Nação e socialismo, internacionalismo e patriotismo,
particular concreto e universal abstrato… O marxismo nem sempre lidou
bem com essa dialética. O movimento comunista, que você acompanha
sistematicamente, parece pouco convergente nessa direção. Então
pergunto: do ponto de vista teórico, que autores contemporâneos você
tem acompanhado que têm por base uma compreensão avançada dessa relação?
Mais que autores, noto na reflexão dos Partidos – em especial
de grandes Partidos Comunistas de massas, de grandes países em
desenvolvimento – um curso de crescente assimilação da chamada questão
nacional.
A grande derrota estratégica vivida pelo marxismo nos episódio de
1989-1991 força uma profunda análise, crítica e autocrítica, dos
comunistas em todo o mundo. Acho que passadas duas décadas desses
episódios, os Partidos comunistas tiveram balanços diferenciados;
alguns Partidos – louváveis exceções à parte –, sobretudo na velha
Europa, se fecharam, se apegaram aos princípios, num esquematismo
dogmático típico dos períodos de defensiva estratégica. Mas eu diria
que a maioria dos Partidos Comunistas, sobretudo os grandes PC’s de
massas, passaram a ver uma confluência, uma identidade entre o marxismo
e a questão nacional. O 10º Encontro de Partidos Comunistas, realizado
aqui no ano passado demonstrou isso, inclusive em suas resoluções.

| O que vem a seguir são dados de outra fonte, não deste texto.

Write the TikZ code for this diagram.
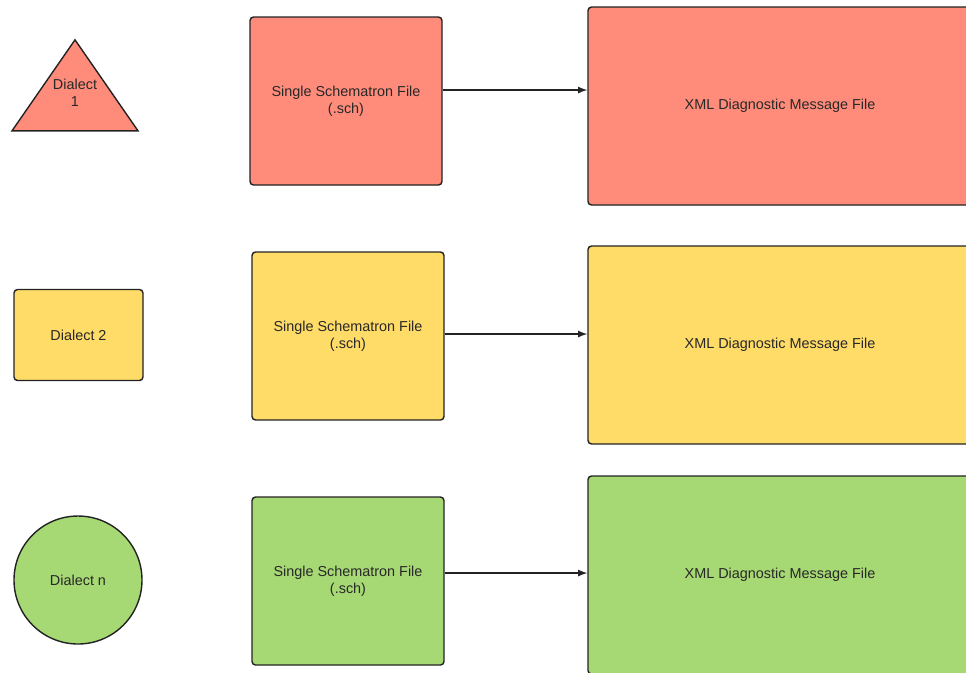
\documentclass[tikz,border=0pt]{standalone}
\usepackage{fontspec}
\setmainfont{Liberation Sans}
\usetikzlibrary{shapes.geometric,positioning,calc}
\definecolor{dialectred}{RGB}{255,140,122}
\definecolor{dialectyellow}{RGB}{255,219,103}
\definecolor{dialectgreen}{RGB}{166,216,115}
\definecolor{edgegray}{RGB}{35,35,35}
\definecolor{textgray}{RGB}{40,40,40}

\begin{document}
\begin{tikzpicture}[
    shapebox/.style={draw=edgegray, line width=0.8pt, text=textgray, font=\fontsize{8.2}{9.7}\selectfont, align=center},
    dialectbox/.style={shapebox, rectangle, rounded corners=2pt, minimum width=2.58cm, minimum height=1.82cm},
    schbox/.style={shapebox, rectangle, rounded corners=2pt, minimum width=3.84cm, minimum height=3.36cm},
    xmlbox/.style={shapebox, rectangle, rounded corners=2pt, minimum width=7.68cm, minimum height=3.96cm},
    flow/.style={-latex, draw=edgegray, line width=0.8pt}]
    \clip (0,0) rectangle (19.32,-13.44);

    % dialects
    \node[shapebox, isosceles triangle, isosceles triangle stretches, shape border rotate=90, minimum width=2.52cm, minimum height=1.82cm, inner sep=0pt, fill=dialectred, anchor=apex,
        label={[text=textgray, font=\fontsize{8.2}{9.7}\selectfont, align=center, yshift=0.1cm]center:Dialect\\1}] (dialect1) at (1.5,-0.76) {};
    \node[dialectbox, fill=dialectyellow] (dialect2) at (1.57,-6.7) {Dialect 2};
    \node[shapebox, circle, minimum size=2.56cm, fill=dialectgreen] (dialectn) at (1.56,-11.6) {Dialect n};

    % schematron files
    \node[schbox, fill=dialectred] (sch1) at (6.92,-2.02) {Single Schematron File\\(.sch)};
    \node[schbox, fill=dialectyellow] (sch2) at (6.96,-6.72) {Single Schematron File\\(.sch)};
    \node[schbox, fill=dialectgreen] (schn) at (6.96,-11.62) {Single Schematron File\\(.sch)};

    % diagnostic messages
    \node[xmlbox, fill=dialectred] (xml1) at (15.6,-2.12) {\raisebox{0.08cm}{XML Diagnostic Message File}};
    \node[xmlbox, fill=dialectyellow] (xml2) at (15.6,-6.9) {\raisebox{0.08cm}{XML Diagnostic Message File}};
    \node[xmlbox, fill=dialectgreen] (xmln) at (15.6,-11.5) {\raisebox{0.04cm}{XML Diagnostic Message File}};

    \draw[flow] ([yshift=0.22cm]sch1.east) -- ([yshift=0.22cm]sch1.east -| xml1.west);
    \draw[flow] ([yshift=0.04cm]sch2.east) -- ([yshift=0.04cm]sch2.east -| xml2.west);
    \draw[flow] ([yshift=0.16cm]schn.east) -- ([yshift=0.16cm]schn.east -| xmln.west);
\end{tikzpicture}
\end{document}
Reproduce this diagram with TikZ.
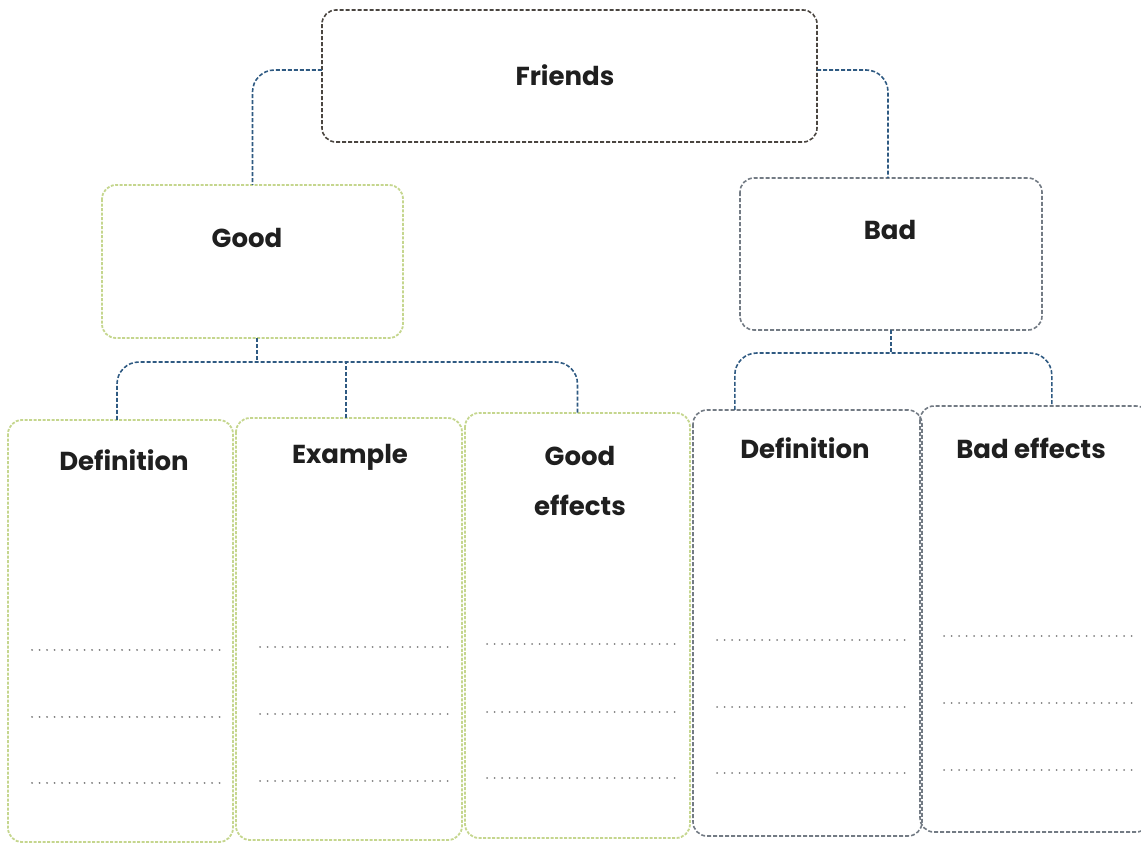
\documentclass[tikz,border=0pt]{standalone}
\usepackage{fontspec}
\setmainfont{Poppins}
\usetikzlibrary{calc}
\definecolor{connc}{HTML}{2F5A82}
\definecolor{topc}{HTML}{4A4540}
\definecolor{goodc}{HTML}{C5D68E}
\definecolor{badc}{HTML}{737B84}
\definecolor{linec}{HTML}{808080}
\tikzset{
  conn/.style={draw=connc, line width=1.6pt, dash pattern=on 4pt off 2pt, rounded corners=22pt},
  topbox/.style={draw=topc, line width=1.6pt, dash pattern=on 4pt off 2pt, rounded corners=14pt},
  goodbox/.style={draw=goodc, line width=1.8pt, dash pattern=on 3pt off 1.5pt, rounded corners=14pt},
  badbox/.style={draw=badc, line width=1.6pt, dash pattern=on 4pt off 2pt, rounded corners=14pt},
  wline/.style={draw=linec, line width=2pt, line cap=round, dash pattern=on 0.1pt off 7.4pt},
  lbl/.style={font=\bfseries\fontsize{26}{30}\selectfont, text=black!88, align=center, inner sep=0pt}
}
\begin{document}
\begin{tikzpicture}[x=1pt,y=-1pt]
\useasboundingbox (0,0) rectangle (1141,846);
% boxes
\path[topbox] (322,10) rectangle (817,142);
\node[inner sep=0pt, minimum width=495pt, minimum height=132pt] (friends) at (569.5,76) {};
\node[lbl] (tF) at (565,75) {Friends};

\path[goodbox] (102,185) rectangle (403,338);
\node[inner sep=0pt, minimum width=301pt, minimum height=153pt] (good) at (252.5,261.5) {};
\node[lbl] (tG) at (247,238) {Good};

\path[badbox] (740,178) rectangle (1042,330);
\node[inner sep=0pt, minimum width=302pt, minimum height=152pt] (bad) at (891,254) {};
\node[lbl] (tB) at (890,230) {Bad};

\path[goodbox] (8,420) rectangle (233,842);
\node[inner sep=0pt, minimum width=225pt, minimum height=422pt] (def1) at (120.5,631) {};
\node[lbl] (tD1) at (124,460) {Definition};

\path[goodbox] (236,418) rectangle (462,840);
\node[inner sep=0pt, minimum width=226pt, minimum height=422pt] (ex) at (349,629) {};
\node[lbl] (tE) at (350,457) {Example};

\path[goodbox] (465,413) rectangle (690,838);
\node[inner sep=0pt, minimum width=225pt, minimum height=425pt] (ge) at (577.5,625.5) {};
\node[lbl, text depth=0pt] (tGE) at (580,481) {Good\\[20pt]effects};

\path[badbox] (693,410) rectangle (922,836);
\node[inner sep=0pt, minimum width=229pt, minimum height=426pt] (def2) at (807.5,623) {};
\node[lbl] (tD2) at (805,448) {Definition};

\path[badbox] (920,406) rectangle (1150,832);
\node[inner sep=0pt, minimum width=230pt, minimum height=426pt] (be) at (1035,619) {};
\node[lbl] (tBE) at (1031,448) {Bad effects};

% writing lines
\foreach \y in {650,717,783} \draw[wline] (32,\y) -- (220,\y);
\foreach \y in {647,714,781} \draw[wline] (260,\y) -- (448,\y);
\foreach \y in {644,712,778} \draw[wline] (487,\y) -- (678,\y);
\foreach \y in {640,707,773} \draw[wline] (717,\y) -- (905,\y);
\foreach \y in {636,703,770} \draw[wline] (944,\y) -- (1134,\y);

% connectors
\draw[conn] ($(friends.west)+(0,-6)$) -| (good.north);
\draw[conn] ($(friends.east)+(0,-6)$) -| ($(bad.north)+(-3,0)$);

\coordinate (gj) at (257,362);
\draw[conn] ($(good.south)+(4.5,0)$) -- (gj);
\draw[conn] ($(def1.north)+(-3.5,0)$) |- (ge.north |- gj) -- (ge.north);
\draw[conn] ($(ex.north)+(-3,0)$) -- ($(ex.north |- gj)+(-3,0)$);

\coordinate (bj) at (891,353);
\coordinate (d2t) at ($(def2.north west)+(42,0)$);
\coordinate (bet) at ($(be.north west)+(132,0)$);
\draw[conn] (bad.south) -- (bj);
\draw[conn] (d2t) |- (bet |- bj) -- (bet);
\end{tikzpicture}
\end{document}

Mas também é preciso dizer: no curso da construção de um arcabouço
teórico renovado, chamado por muitos de “socialismo do século XXI” tem
aparecido alguns surrados “contrabandos”, ainda que de roupagem nova,
que remetam ao “socialismo utópico” pré-marxista.
Um exemplo forte: alguns intelectuais na América Latina apontam o
que chamam de “mercantilismo” e “sociedade do consumo” como grandes
inimigos do socialismo. Isso é uma aberração do ponto de vista dos
fundamentos do marxismo. Só numa sociedade de prosperidade se realiza o
socialismo. Em especial para os brasileiros, sociedade da fartura e
abundância, cuja grande aspiração nacional segue sendo o
desenvolvimento, essa pregação da pobreza como socialista,
definitivamente, não cola.
A esquerda tem retomado a questão nacional de várias formas. Estrategicamente, como você vê a esquerda brasileira nesse sentido?
Historicamente há uma relativa subestimação da questão
nacional na esquerda brasileira. Isso tem a ver com uma tensão
existente ao longo do século XX entre questão nacional e questão
democrática. O vendável modernizante emergido da Revolução de 1930 e os
períodos de auge do nacional-desenvolvimentismo – nomeadamente o
segundo governo Vargas, o período JK e os II PND com Geisel –
coexistiram com tensões e restrições à democracia.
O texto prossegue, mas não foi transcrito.